Wednesday, December 31, 2008

Art Class

Wow. I've been making art most of my life. My older cousin Dean threatened to hit me REALLY hard if I went outside the lines in his coloring book. I remember being quite frightened that he would notice I did get a speck out of the lines, so I outlined the entire picture with black crayon. I later decided I couldn't draw, so started making cartoons, and eventually gave up my arty self to my sister Anita, who I said was the artist of the family. I took a class about twenty years ago, based on the book, Drawing on the Right Side of the Brain, by Betty Edwards. A local gal taught the class and he changed how I think about things. Everything we render as an artist is merely a shape...





Now, I have taken another class, at Gage Academy of Art, in Seattle, and a wonderful, talented artist named Rita Natarova, has changed how I look at things again. I learned about edges, and how to render a drawing or painting with very little on the page. Well, I must say I learned how it's done. If I practice, I hope one day to be able to do it. Wow. Learning something new every twenty years. I highly recommend it.

Wednesday, December 17, 2008

Polaroid Cameras



I was thinking of technology the other day as I took a Polaroid photo of a friend to make a kitchy calendar for the refrigerator, with a tiny premade calendar stuck on below it, and a magnet on the back.




I bought that camera in 1987 when I was in Real Estate and a new agent in Seattle. We would take our data (printed on dot matrix printers, and cut with a paper cutter) and glue them on to a page. Above the data about the homes that we were comparing, we would add a photograph.




If we had time, we would take the photos with a 35 mm camera, and then have them developed and glue them above the data. If we didn't have time, and were in a rush to get the information to the client, we drove through neighborhoods, taking Polaroid photos and gluing them onto the top of the page...
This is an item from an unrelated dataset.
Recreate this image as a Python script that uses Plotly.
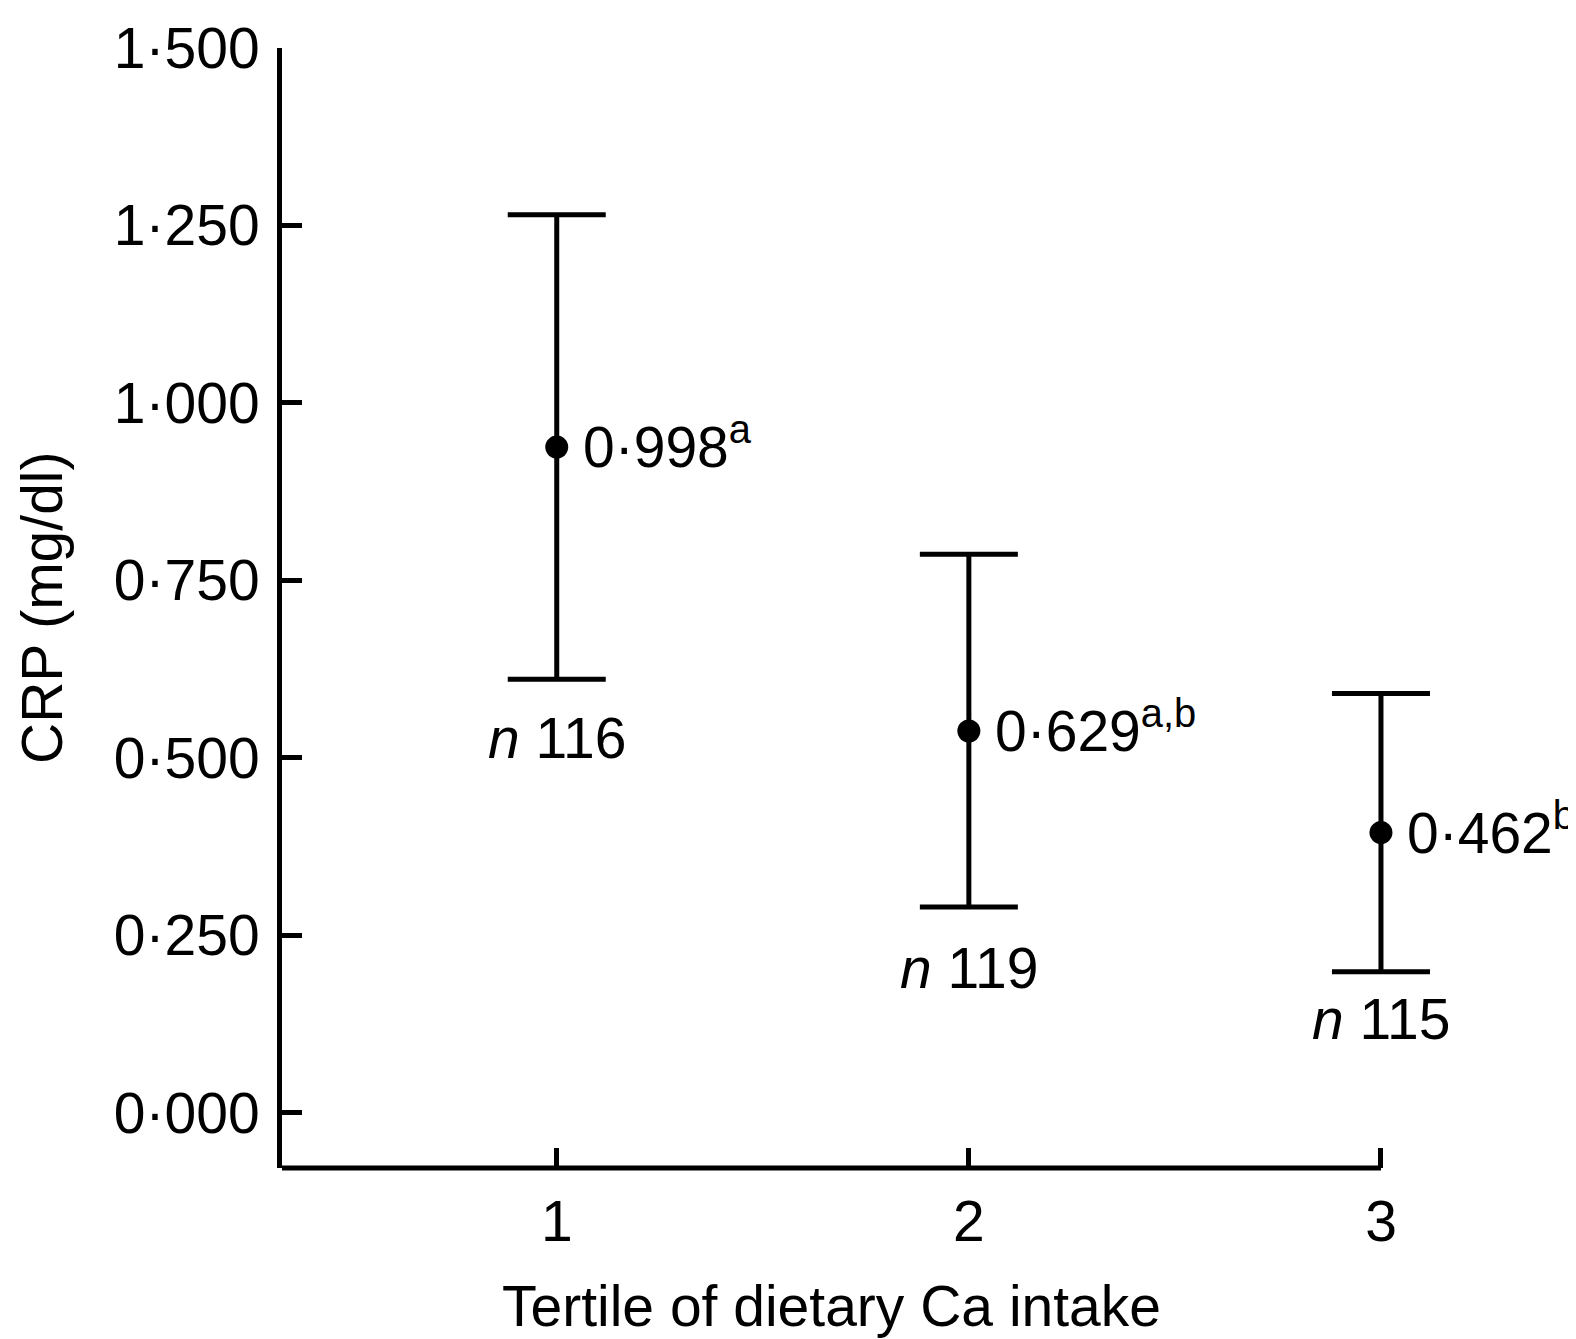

My daughters said, "You know, mom, they are going to stop making Polaroid film. Everything digital now." I realized I've had the camera for 21 years. It was a very good 25 dollar investment.



Tuesday, December 2, 2008

Holiday Traditions




Gingerbread houses? Not at my childhood home. I was born a few days after Christmas, so the birthday cake idea seemed silly after overeating from Thanksgiving through Christmas. We started making "candy houses". I think it may have started with gingerbread, but my mother didn't care for the flavor of gingerbread. It was a tradition got to help stick the candy on, with a thick fast drying icing. I got to rip the candy off and eat it on my birthday. Eventually the cardboard boxes we made the houses out of became a sturdy, wooden house, including a wooden yard, and a wooden fence, and...of course, an outhouse. (including the opening door with a crescent moon on it). One year my father brought this contraption home from his cabinet shop. It has survived all the years (40 or so) and all the candy stuck on over foil.

What is your holiday tradition that has survived?